• [Your goal]: Find each line with the string "matplotlib" and copy it.
-- start of Material --
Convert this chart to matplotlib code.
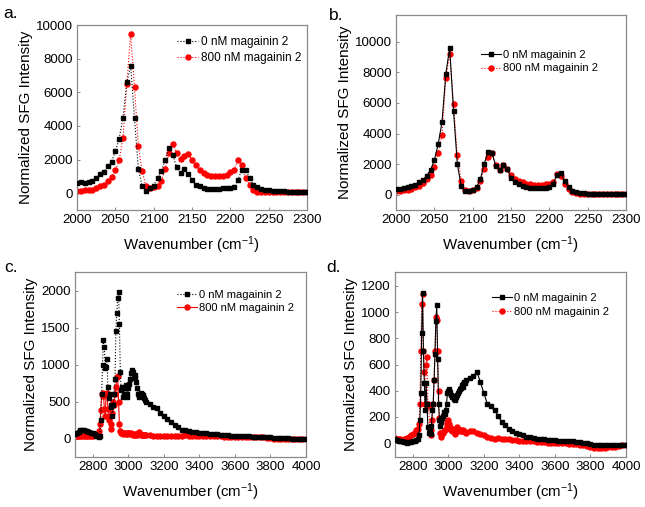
import numpy as np
import matplotlib
matplotlib.use("Agg")
import matplotlib.pyplot as plt

plt.rcParams['font.family'] = ['Liberation Sans', 'DejaVu Sans']
plt.rcParams['mathtext.default'] = 'regular'

# ---------------- data ----------------
labels = ["0 nM magainin 2", "800 nM magainin 2"]

# panels a, b : 2000-2300 cm-1, step 5
wn_ab = np.arange(2000, 2301, 5)

a_0nM = [600, 650, 600, 650, 750, 900, 1150, 1250, 1600, 1850,
         2500, 3250, 4500, 6600, 7550, 4450, 1450, 400, 150, 300,
         450, 900, 1300, 2000, 2700, 2250, 1550, 1200, 1450, 1150,
         800, 500, 400, 300, 250, 250, 250, 250, 280, 300,
         300, 350, 800, 1400, 1400, 900, 500, 350, 250, 200,
         180, 150, 150, 130, 120, 100, 100, 100, 100, 100,
         100]
a_800nM = [150, 150, 200, 200, 200, 300, 400, 500, 700, 950,
           1350, 1950, 3300, 6500, 9450, 6300, 2800, 1300, 400, 300,
           350, 400, 700, 1450, 2400, 2900, 2400, 2050, 2200, 2350,
           2000, 1650, 1350, 1200, 1100, 1050, 1050, 1050, 1050, 1100,
           1250, 1400, 1950, 1700, 900, 500, 200, 100, 50, 50,
           50, 50, 50, 50, 50, 50, 50, 50, 50, 50,
           50]

b_0nM = [350, 400, 450, 500, 550, 650, 800, 950, 1250, 1600,
         2250, 3300, 4750, 7900, 9600, 5500, 2000, 600, 250, 250,
         300, 500, 1000, 2000, 2800, 2750, 1900, 1600, 1950, 1700,
         1100, 850, 700, 600, 500, 450, 450, 450, 450, 450,
         500, 700, 1300, 1450, 900, 500, 250, 150, 100, 80,
         60, 50, 40, 30, 30, 30, 30, 30, 30, 30,
         30]
b_800nM = [250, 270, 300, 330, 400, 500, 600, 750, 1000, 1300,
           1800, 2700, 3900, 7600, 9200, 5950, 2600, 900, 300, 250,
           300, 450, 900, 1700, 2450, 2700, 1950, 1600, 1950, 1700,
           1300, 1050, 900, 800, 700, 700, 650, 650, 650, 700,
           700, 850, 1350, 1250, 700, 350, 150, 80, 50, 40,
           30, 30, 30, 30, 30, 30, 30, 30, 30, 30,
           30]

# panels c, d : 2700-4000 cm-1 (10 / 5 / 20 cm-1 sampling)
wn_cd = np.concatenate([np.arange(2700, 2831, 10),
                        np.arange(2835, 3101, 5),
                        np.arange(3120, 4001, 20)])

c_0nM = ([60, 70, 90, 110, 120, 110, 100, 100, 90, 80, 70, 60, 40, 30] +
         [20, 40, 250, 600, 1000, 1330, 1230, 950, 960, 1080,
          700, 550, 600, 450, 430, 300, 450, 600, 800, 1450,
          1700, 1900, 1980, 1550, 900, 650, 700, 560, 600, 680,
          720, 600, 560, 680, 740, 800, 880, 930, 900, 850,
          860, 820, 760, 680, 600, 560, 600, 620, 600, 570,
          590, 550, 520, 500] +
         [460, 430, 410, 340, 300, 260, 220, 180, 150, 120,
          110, 100, 90, 85, 80, 75, 70, 65, 60, 55,
          50, 45, 45, 40, 40, 35, 35, 30, 30, 25,
          25, 20, 20, 15, 15, 10, 10, 5, 5, 5,
          0, 0, 0, 0, 0])
c_800nM = ([30, 30, 35, 30, 30, 35, 30, 30, 35, 40, 40, 45, 50, 60] +
           [100, 200, 380, 600, 580, 610, 400, 300, 600, 620,
            400, 250, 300, 130, 200, 350, 500, 450, 600, 700,
            830, 850, 500, 200, 100, 80, 70, 60, 80, 70,
            60, 70, 60, 80, 70, 60, 70, 60, 50, 60,
            50, 50, 60, 50, 70, 90, 60, 50, 50, 50,
            50, 45, 45, 45] +
           [45, 40, 40, 40, 35, 40, 35, 40, 35, 40,
            45, 40, 40, 35, 35, 30, 30, 30, 30, 30,
            30, 25, 25, 25, 25, 25, 20, 20, 20, 20,
            15, 15, 15, 10, 5, 0, -5, -5, -5, -5,
            -5, -5, -10, -10, -10])

d_0nM = ([30, 25, 20, 15, 15, 10, 10, 5, 10, 10, 15, 20, 25, 30] +
         [60, 180, 380, 840, 1145, 700, 460, 250, 460, 300,
          120, 80, 110, 70, 130, 250, 300, 480, 680, 930,
          1050, 640, 300, 180, 130, 160, 190, 210, 240, 220,
          250, 300, 380, 400, 410, 390, 370, 350, 360, 340,
          330, 340, 350, 370, 380, 400, 410, 420, 440, 430,
          450, 470, 460, 480] +
         [500, 510, 545, 470, 380, 300, 280, 250, 210, 160,
          140, 110, 90, 80, 70, 60, 50, 45, 40, 35,
          30, 30, 25, 25, 25, 20, 20, 20, 15, 15,
          10, 10, 5, 0, -5, -10, -15, -15, -15, -15,
          -10, -10, -10, -10, -10])
d_800nM = ([40, 35, 30, 30, 25, 30, 35, 40, 50, 60, 70, 80, 100, 110] +
           [150, 300, 700, 1060, 1140, 700, 540, 300, 600, 660,
            300, 280, 100, 60, 100, 180, 300, 480, 700, 960,
            940, 700, 400, 190, 80, 50, 70, 80, 90, 100,
            110, 140, 160, 175, 150, 120, 100, 90, 110, 100,
            70, 80, 90, 120, 110, 100, 90, 100, 95, 100,
            90, 95, 85, 80] +
           [90, 95, 80, 70, 60, 50, 40, 35, 40, 35,
            30, 30, 25, 25, 20, 20, 15, 15, 15, 10,
            10, 10, 5, 5, 5, 0, 0, 0, -5, -5,
            -5, -10, -15, -20, -25, -35, -40, -40, -35, -30,
            -25, -25, -20, -15, -15])

# ---------------- figure ----------------
W, H = 645, 507
fig = plt.figure(figsize=(W / 100, H / 100), dpi=100)

def frac(l, r, t, b):
    return [l / W, 1 - b / H, (r - l) / W, (b - t) / H]

panels = [
    dict(rect=frac(77, 307, 25, 210), x=wn_ab, y0=a_0nM, y1=a_800nM,
         xlim=(2000, 2300), ylim=(-1000, 10000), xt=np.arange(2000, 2301, 50),
         yt=np.arange(0, 10001, 2000), tag="a.", tagxy=(3, 18),
         leg=(0.435, 0.94), lfs=8.5, ls0=':', ls1=':'),
    dict(rect=frac(396, 626, 15, 210), x=wn_ab, y0=b_0nM, y1=b_800nM,
         xlim=(2000, 2300), ylim=(-1000, 11750), xt=np.arange(2000, 2301, 50),
         yt=np.arange(0, 10001, 2000), tag="b.", tagxy=(329, 20),
         leg=(0.37, 0.82), lfs=8, ls0='-', ls1=':'),
    dict(rect=frac(75, 306, 272, 457), x=wn_cd, y0=c_0nM, y1=c_800nM,
         xlim=(2700, 4000), ylim=(-250, 2250), xt=np.arange(2800, 4001, 200),
         yt=np.arange(0, 2001, 500), tag="c.", tagxy=(4, 272),
         leg=(0.44, 0.905), lfs=8, ls0=':', ls1='-'),
    dict(rect=frac(395, 626, 272, 457), x=wn_cd, y0=d_0nM, y1=d_800nM,
         xlim=(2700, 4000), ylim=(-105, 1305), xt=np.arange(2800, 4001, 200),
         yt=np.arange(0, 1201, 200), tag="d.", tagxy=(326, 272),
         leg=(0.42, 0.885), lfs=8, ls0='-', ls1=':'),
]

for p in panels:
    ax = fig.add_axes(p['rect'])
    ax.plot(p['x'], p['y0'], color='black', marker='s', ms=3.4, lw=0.8,
            ls=p['ls0'], label=labels[0], zorder=3)
    ax.plot(p['x'], p['y1'], color='#ff0000', marker='o', ms=3.6, lw=0.8,
            ls=p['ls1'], label=labels[1], zorder=2)
    ax.set_xlim(*p['xlim'])
    ax.set_ylim(*p['ylim'])
    ax.set_xticks(p['xt'])
    ax.set_yticks(p['yt'])
    ax.tick_params(direction='in', length=2.5, width=0.6, labelsize=9.5,
                   color='#777777', pad=3)
    for s in ax.spines.values():
        s.set_color('#8a8a8a')
        s.set_linewidth(0.9)
    ax.set_xlabel('Wavenumber (cm$^{-1}$)', fontsize=10.8, labelpad=6)
    ax.set_ylabel('Normalized SFG Intensity', fontsize=11, labelpad=2)
    ax.legend(loc='upper left', bbox_to_anchor=p['leg'], frameon=False,
              fontsize=p['lfs'], handlelength=1.8, handletextpad=0.2,
              borderpad=0, borderaxespad=0, labelspacing=0.3)
    fig.text(p['tagxy'][0] / W, 1 - p['tagxy'][1] / H, p['tag'],
             fontsize=12.5, ha='left', va='baseline')

fig.savefig('out.png', dpi=100)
-- end of Material --
• [Problem solution]:
Convert this chart to matplotlib code.
import matplotlib
matplotlib.use("Agg")
import matplotlib.pyplot as plt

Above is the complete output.